I believe this is so not because of the objective possibility of ending everything that it affords, but precisely because of the opposite. Just as we intuit those mental superpowers that science locates in a brain able to unfold the entirety of its potential, we also intuit that that which infuses us with existence does not die, that it is a form of energy and that this energy, as it is often said, is neither created nor destroyed, that it is merely transformed. Thus, deliberate death is a means of putting this to the test, a way to explore whether there are limits to existence or not, in the way one does playing a first-person videogame.
When I spoke about this with the maker of imaginary maps, I told him he can kill his body but that he will never stop thinking, not even in death, and that the essential reason behind our angst is mental. If consciousness is the cause of suffering, it is also the cause of the fullest possible happiness, as both states are perceived through the same psychic senses.
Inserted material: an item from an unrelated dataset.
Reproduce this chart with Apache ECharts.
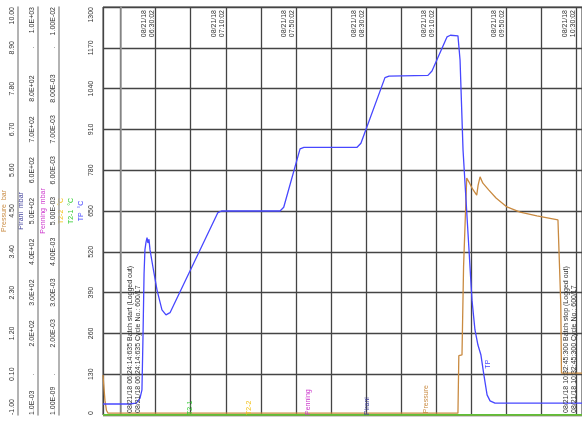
<!DOCTYPE html>
<html><head><meta charset="utf-8">
<script src="https://cdn.jsdelivr.net/npm/echarts@6/dist/echarts.min.js"></script>
<style>html,body{margin:0;padding:0;background:#fff}#c{width:582px;height:421px}</style>
</head><body><div id="c"></div>
<script>
const FONT = '"Liberation Sans", Arial, sans-serif';
// x values: minutes after 08/21/18 06:10:02
const xMin = -10, xMax = 263;
const dateText = '08/21/18';
const timeTickMinutes = [20, 60, 100, 140, 180, 220, 260];
const timeTickLabels = ['06:30:02', '07:10:02', '07:50:02', '08:30:02', '09:10:02', '09:50:02', '10:30:02'];

// TP (°C)
const tpTime  = [-10, 5, 9, 11.1, 12.2, 12.8, 13.4, 13.9, 14.5, 15.1, 15.6, 16.2, 16.8, 18.5, 20.8, 23.6, 25.9, 28.2, 55.5, 57.5, 90.9, 93, 102.3, 104.5, 134.8, 137, 150.7, 153, 175.2, 177.5, 186.1, 188, 192.3, 193.5, 195.2, 196.9, 198.6, 200.3, 202.0, 203.7, 205.4, 207.1, 208.9, 210.6, 213.4, 263];
const tpValue = [35, 35, 38, 54, 80, 250, 450, 526, 550, 565, 548, 560, 526, 470, 398, 335, 319, 326, 645, 650, 650, 662, 848, 853, 853, 866, 1075, 1080, 1082, 1096, 1205, 1210, 1208, 1131, 844, 685, 526, 366, 271, 223, 191, 127, 64, 45, 38, 38];
// Pressure (bar)
const pressureTime  = [-10, -8.9, -8, -7.15, 192.3, 192.8, 194.6, 195.5, 197.3, 198.6, 200.5, 203, 203.8, 204.9, 206.5, 209.8, 214, 220.2, 227.7, 237.3, 249.3, 250.9, 251.3, 263];
const pressureValue = [0.08, -0.6, -0.88, -0.95, -0.95, 0.6, 0.62, 3.0, 5.39, 5.28, 5.1, 4.93, 5.2, 5.42, 5.25, 5.07, 4.85, 4.61, 4.47, 4.37, 4.26, 2.0, 0.13, 0.13];
// T2-1, T2-2 (°C), Penning, Pirani (mbar)
const t21Time = [-10, 263], t21Value = [0, 0];
const t22Time = [-10, 263], t22Value = [0, 0];
const penningTime = [-10, 263], penningValue = [1e-9, 1e-9];
const piraniTime = [-10, 263], piraniValue = [0.001, 0.001];

// where each series carries its name tag (minutes)
const tagTime = {'T2-1': 39.6, 'T2-2': 73.2, 'Penning': 106.8, 'Pirani': 140.5, 'Pressure': 174.1, 'TP': 207.6};

// events
const eventTime = [14.21, 262.72];
const eventLine1 = ['08/21/18 06:24:14:635 Batch start (Logged out)', '08/21/18 10:32:45:300 Batch stop (Logged out)'];
const eventLine2 = ['08/21/18 06:24:14:635 Cycle No.: 600/17', '08/21/18 10:32:45:300 Cycle No.: 600/17'];

function interp(ts, vs, t) {
  for (let i = 0; i < ts.length - 1; i++) {
    if (t >= ts[i] && t <= ts[i + 1]) {
      const f = (t - ts[i]) / (ts[i + 1] - ts[i]);
      return vs[i] + f * (vs[i + 1] - vs[i]);
    }
  }
  return vs[vs.length - 1];
}
function fmtExp(v, d) {
  const s = v.toExponential(d).split('e');
  const e = parseInt(s[1], 10);
  return s[0] + 'E' + (e < 0 ? '-' : '+') + String(Math.abs(e)).padStart(2, '0');
}

const C = {TP: '#4747ff', Pressure: '#c98a40', 'T2-1': '#33cc33', 'T2-2': '#f2c21c', Penning: '#cc35cc', Pirani: '#3d3d99'};

function lineSeries(name, yIdx, ts, vs, tagOpts, extra) {
  const t = tagTime[name];
  return Object.assign({
    name, type: 'line', yAxisIndex: yIdx, data: ts.map((x, i) => [x, vs[i]]),
    showSymbol: false, symbol: 'none', animation: false, silent: true,
    lineStyle: {color: C[name], width: 1.3}, itemStyle: {color: C[name]},
    markPoint: {
      symbol: 'circle', symbolSize: 1, itemStyle: {color: 'rgba(0,0,0,0)'}, silent: true, animation: false,
      data: [{coord: [t, interp(ts, vs, t)],
        label: Object.assign({show: true, formatter: name, rotate: 90, align: 'left', verticalAlign: 'middle',
          position: 'inside', fontSize: 7, fontFamily: FONT, color: C[name]}, tagOpts || {})}]
    }
  }, extra || {});
}

const yBase = (offset, min, max, interval, fmt, name, nameGap, nameStyle) => ({
  type: 'value', position: 'left', offset, min, max, interval,
  axisLine: {show: true, lineStyle: {color: '#9a9a9a', width: 1.5}},
  axisTick: {show: false}, splitLine: {show: false},
  axisLabel: {rotate: 90, margin: 2, fontSize: 7, fontFamily: FONT, color: '#333', formatter: fmt,
    alignMinLabel: 'left', alignMaxLabel: 'right'},
  name, nameLocation: 'middle', nameRotate: 90, nameGap, nameMoveOverlap: false,
  nameTextStyle: Object.assign({fontSize: 7, fontFamily: FONT}, nameStyle)
});

const yAxes = [
  Object.assign(yBase(6, 0, 1300, 130, v => String(Math.round(v)),
    '{a|T2-2  °C}\n{b|T2-1  °C}\n{c|TP  °C}', 11,
    {lineHeight: 10, rich: {a: {color: C['T2-2'], fontSize: 7, fontFamily: FONT}, b: {color: C['T2-1'], fontSize: 7, fontFamily: FONT}, c: {color: C.TP, fontSize: 7, fontFamily: FONT}}}),
    {splitLine: {show: true, lineStyle: {color: '#444', width: 1.3}}}),
  yBase(44, 1e-9, 1e-2, 1e-3, (v, i) => (i === 1 || i === 9) ? '.' : fmtExp(v, 2), 'Penning  mbar', 12, {color: C.Penning}),
  yBase(65, 0.001, 1000, 100, (v, i) => (i === 1 || i === 9) ? '.' : fmtExp(v, 1), 'Pirani  mbar', 13, {color: C.Pirani}),
  yBase(85, -1, 10, 1.1, v => v.toFixed(2), 'Pressure  bar', 10, {color: C.Pressure})
];

const eventSeries = {
  type: 'line', data: [], yAxisIndex: 0, silent: true, animation: false,
  markLine: {
    silent: true, animation: false, symbol: ['none', 'none'],
    lineStyle: {color: 'rgba(0,0,0,0)', width: 1},
    label: {show: true, position: 'insideStartTop', distance: [2, 3], fontSize: 7, fontFamily: FONT, color: '#333', lineHeight: 8},
    data: eventTime.map((t, i) => ({xAxis: t, label: {formatter: eventLine1[i] + '\n' + eventLine2[i]}}))
  }
};

const option = {
  backgroundColor: '#fff',
  animation: false,
  grid: {left: 103, right: 0, top: 7, bottom: 6, show: true, borderColor: '#444', borderWidth: 1, backgroundColor: '#fff',
    containLabel: false, outerBoundsMode: 'none'},
  xAxis: {
    type: 'value', position: 'top', min: xMin, max: xMax, splitNumber: 13,
    axisLine: {show: false}, axisTick: {show: false},
    splitLine: {show: true, lineStyle: {color: '#444', width: 1.3}},
    axisLabel: {
      inside: true, rotate: 90, margin: 3, verticalAlign: 'bottom', fontSize: 7, fontFamily: FONT, color: '#333', lineHeight: 8,
      formatter: v => { const i = timeTickMinutes.indexOf(Math.round(v)); return i < 0 ? '' : dateText + '\n' + timeTickLabels[i]; }
    }
  },
  yAxis: yAxes,
  series: [
    lineSeries('Pirani', 2, piraniTime, piraniValue),
    lineSeries('Penning', 1, penningTime, penningValue),
    lineSeries('T2-2', 0, t22Time, t22Value),
    lineSeries('T2-1', 0, t21Time, t21Value),
    lineSeries('Pressure', 3, pressureTime, pressureValue),
    lineSeries('TP', 0, tpTime, tpValue, {offset: [12, 3]}),
    eventSeries
  ]
};
const chart = echarts.init(document.getElementById('c'));
chart.setOption(option);
</script></body></html>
The only useful death is the death of the ego, which constitutes a false identity. This is a mutation achieved through specific disciplines, by voluntarily managing our attention. Such forms of self-control allow us to endure difficult physical or moral suffering without the agony it would bring to a common mind. That is the profound meaning of the Christian invitation of learning to die to begin living.
As this young man doesn’t have an email address or telephone, we used cell phones and regular mail as a means of communication. We planned to see one another when he is able to come to Havana, and I’ve told him I would like to get to know his hometown. He says he has found the friends he needs to go on in us. He writes long and profound letters. I was happy to learn he has taken on the challenge of writing a fantasy novel.
We Cubans are experts in skirting shortages. When I am tormented by the sense he is going through a crisis, I write him a text message. If he has no credit, he replies by ringing once. It is a triumphant signal that he is still there, willing to face life…with life.